Daboul is not alone. In a series of Arabic-language programs hosted by German broadcaster Deutsche Welle and produced by the Shabab Talk group, other young Syrian refugees are also describing their German success stories.
Fahdi, for example, has developed a successful career as a player on a German soccer team. Haya is an outstanding 11th-grader at a German school. Another Syrian refugee describes landing a job as a lifeguard in the city of Tubingen.
For his part, Deiaa Abdullah, a Syrian Kurd, has started a unique project in which he uses a Facebook page that he created to teach fellow refugees German. He admits that he felt pangs of conscience over leaving Syria, when most of his friends were left behind.
Initially, Abdullah tried to form a group called One Euro a Day, which aimed to find donors who would give a euro a day to help people in Syria, but the project was a failure because he said people didn't like the idea of contributing money. It then occurred to him that he could teach refugees enough German that they could manage on the street, in stores and when dealing with government officials. With the help of simple illustrations accompanying the most basic vocabulary, he has attracted thousands of “friends” to the Facebook page and has received hundreds of thank-you messages for his lessons, which also appear on YouTube.
In the process of adjusting to life in Germany, and elsewhere in Europe, Syrian refugees face not only major bureaucratic obstacles, but also suspicion on the part of locals – and sometimes even physical harassment. To help address the plight of the newcomers, a group of people have set up a website registered in London, by means of which refugees can find important forms with instructions, job information, and potential questions that they might be asked in a job interview.
A Facebook page called Syrian Refugees in Germany explains how applicants seeking to remain in that country should respond during visa-application interviews. For example, if asked, “Are you being sought by any of the parties to the conflict in Syria?” – applicants are advised to answer with a resounding "no," just as they should if asked whether they have ever been called up for service in the Syrian army.
If asked why they left Syria, the applicants are advised by this site to say that it was because of the war and the fear and the destruction; if asked if they intend to return home after the war, it is suggested that they answer in the affirmative if they want to get asylum status for a year, but negatively if they are seeking a three-year visa.
If asked what they hope to do in Germany, the visa applicants are instructed to say that they want to continue studying and “to work for a better future.” They are also advised to explain that they chose Germany because it is a country where the rule of law prevails and “a free country that respects human rights.”
In this way, it seems that the social networks are replacing the old approach, which necessitated that refugees make their way to the offices of humanitarian aid organizations for this type of advice. Indeed, the social networks now have no substitute, and are creating virtual refugee communities where people can learn from the experiences of others and even organize to assert their power collectively.

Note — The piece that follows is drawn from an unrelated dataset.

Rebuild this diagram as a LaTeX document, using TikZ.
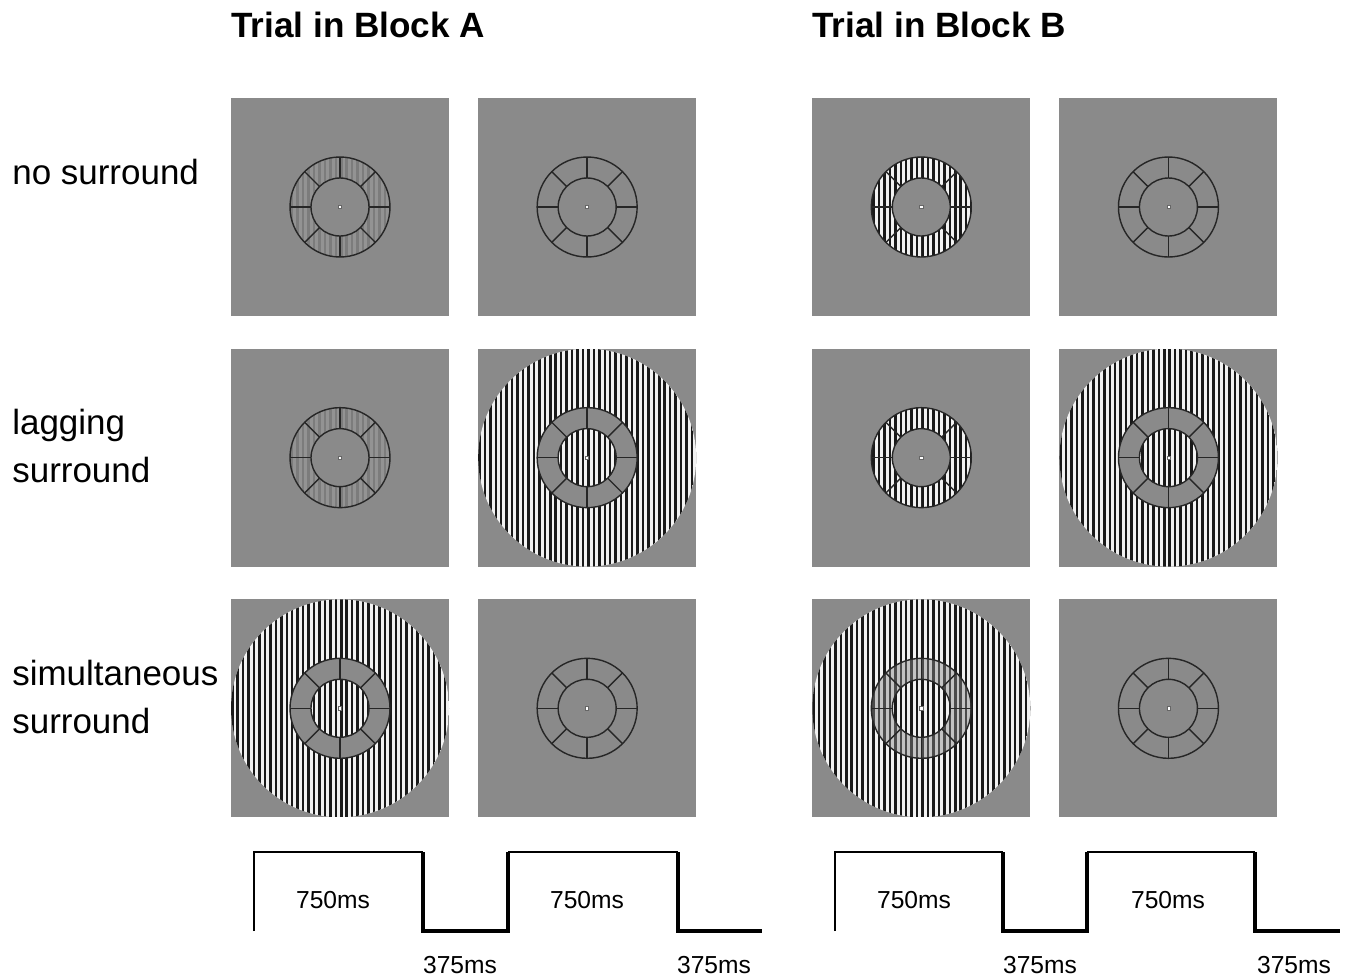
\documentclass[tikz,border=0pt]{standalone}
\usepackage{fontspec}
\setmainfont{Liberation Sans}
\usetikzlibrary{positioning}
\definecolor{panelgray}{RGB}{138,138,138}
\definecolor{ringline}{RGB}{38,38,38}

\begin{document}
\begin{tikzpicture}[
    x=0.02cm, y=0.02cm,
    node distance=0.64cm and 0.57cm,
    panel/.style={rectangle, fill=panelgray, minimum size=4.36cm, inner sep=0pt},
    rowlabel/.style={anchor=west, align=left, inner sep=0pt, font=\fontsize{19.9}{27.3}\selectfont},
    title/.style={anchor=west, inner sep=0pt, font=\fontsize{20}{24}\selectfont\bfseries},
    timing/.style={inner sep=0pt, font=\fontsize{14}{16}\selectfont},
    wave/.style={line width=1.1pt},
    wavethick/.style={line width=2.2pt},
    pics/grating/.style n args={3}{code={
        \begin{scope}
          \clip (0,0) circle (#1);
          \fill[#3] (-#1,-#1) rectangle (#1,#1);
          \foreach \k in {-21,...,20}
            \fill[#2] (\k*5.45,-#1) rectangle ++(2.5,2*#1);
        \end{scope}
    }},
    pics/hole/.style={code={
        \fill[panelgray] (0,0) circle (29);
    }},
    pics/annulus/.style={code={
        \fill[#1, even odd rule] (0,0) circle (50) (0,0) circle (29);
    }},
    pics/ring/.style={code={
        \draw[ringline, line width=0.8pt] (0,0) circle (50) (0,0) circle (29);
        \foreach \a in {0,45,...,315}
          \draw[ringline, line width=0.8pt] (\a:29) -- (\a:50);
        \filldraw[fill=white, draw=black!60, line width=0.3pt] (-1.6,-1.6) rectangle (1.6,1.6);
    }}
  ]
    \useasboundingbox (0,0) rectangle (1349,-978);

    % Titles
    \node[title] (titleA) at (231,-25) {Trial in Block A};
    \node[title] (titleB) at (812,-25) {Trial in Block B};

    % Row labels
    \node[rowlabel] (lblnone) at (12,-172) {no surround};
    \node[rowlabel] (lbllag) at (12,-446) {lagging\\surround};
    \node[rowlabel] (lblsim) at (12,-697) {simultaneous\\surround};

    % Panels, block A
    \node[panel] (a-ns-1) at (340,-207) {};
    \node[panel, right=of a-ns-1] (a-ns-2) {};
    \node[panel, below=of a-ns-1] (a-lag-1) {};
    \node[panel, right=of a-lag-1] (a-lag-2) {};
    \node[panel, below=of a-lag-1] (a-sim-1) {};
    \node[panel, right=of a-sim-1] (a-sim-2) {};

    % Panels, block B
    \node[panel, right=2.31cm of a-ns-2] (b-ns-1) {};
    \node[panel, right=of b-ns-1] (b-ns-2) {};
    \node[panel, below=of b-ns-1] (b-lag-1) {};
    \node[panel, right=of b-lag-1] (b-lag-2) {};
    \node[panel, below=of b-lag-1] (b-sim-1) {};
    \node[panel, right=of b-sim-1] (b-sim-2) {};

    % Block A contents
    \pic at (a-ns-1) {grating={50}{panelgray!90!black}{panelgray!92!white}};
    \pic at (a-ns-1) {hole};
    \pic at (a-ns-1) {ring};
    \pic at (a-ns-2) {ring};
    \pic at (a-lag-1) {grating={50}{panelgray!90!black}{panelgray!92!white}};
    \pic at (a-lag-1) {hole};
    \pic at (a-lag-1) {ring};
    \pic at (a-lag-2) {grating={109}{black!90}{white!95!black}};
    \pic at (a-lag-2) {annulus=panelgray};
    \pic at (a-lag-2) {ring};
    \pic at (a-sim-1) {grating={109}{black!90}{white!95!black}};
    \pic at (a-sim-1) {annulus=panelgray};
    \pic at (a-sim-1) {ring};
    \pic at (a-sim-2) {ring};

    % Block B contents
    \pic at (b-ns-1) {grating={50}{black!90}{white!95!black}};
    \pic at (b-ns-1) {hole};
    \pic at (b-ns-1) {ring};
    \pic at (b-ns-2) {ring};
    \pic at (b-lag-1) {grating={50}{black!90}{white!95!black}};
    \pic at (b-lag-1) {hole};
    \pic at (b-lag-1) {ring};
    \pic at (b-lag-2) {grating={109}{black!90}{white!95!black}};
    \pic at (b-lag-2) {annulus=panelgray};
    \pic at (b-lag-2) {ring};
    \pic at (b-sim-1) {grating={109}{black!90}{white!95!black}};
    \pic at (b-sim-1) {annulus={panelgray, opacity=0.45}};
    \pic at (b-sim-1) {ring};
    \pic at (b-sim-2) {ring};

    % Timing, block A
    \draw[wave] (254,-931) -- (254,-852) -- (423,-852);
    \draw[wavethick] (423,-852) -- (423,-931) -- (508,-931) -- (508,-852);
    \draw[wave] (508,-852) -- (678,-852);
    \draw[wavethick] (678,-852) -- (678,-931) -- (762,-931);
    \node[timing] (onA1) at (333,-900) {750ms};
    \node[timing] (offA1) at (460,-965) {375ms};
    \node[timing] (onA2) at (587,-900) {750ms};
    \node[timing] (offA2) at (714,-965) {375ms};

    % Timing, block B
    \draw[wave] (835,-931) -- (835,-852) -- (1003,-852);
    \draw[wavethick] (1003,-852) -- (1003,-931) -- (1087,-931) -- (1087,-852);
    \draw[wave] (1087,-852) -- (1255,-852);
    \draw[wavethick] (1255,-852) -- (1255,-931) -- (1340,-931);
    \node[timing] (onB1) at (914,-900) {750ms};
    \node[timing] (offB1) at (1040,-965) {375ms};
    \node[timing] (onB2) at (1168,-900) {750ms};
    \node[timing] (offB2) at (1294,-965) {375ms};
  \end{tikzpicture}
\end{document}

Thus, for example, one website started a petition calling on German authorities to expedite the reunification of families. Others provide advice on how to deal with harassment. There are Facebook pages geared to women refugees, and others to university students. Some sites sometimes feature posts from Iraqi or Lebanese refugees seeking explanations from Syrians on German bureaucratic procedures. These include refugees who arrived in Germany before the virtual refugee communities were established.
Syria, which has lost an entire generation of young people, can only hope that the younger generation of Syrians that is putting down roots in Germany and elsewhere in Europe will want to come home and help in the reconstruction of their homeland when the war is over. To date, more than five million refugees have fled the country and another seven million Syrians who stayed behind have been displaced from their homes.
About 360,000 Syrian refugees live in Germany. They represent a huge potential human resource for the land of their birth, as they wait for the moment when the major powers, the regime in Damascus, the militias and gangs and the terrorist organizations in the country arrive at a political arrangement that will allow those who fled to return home.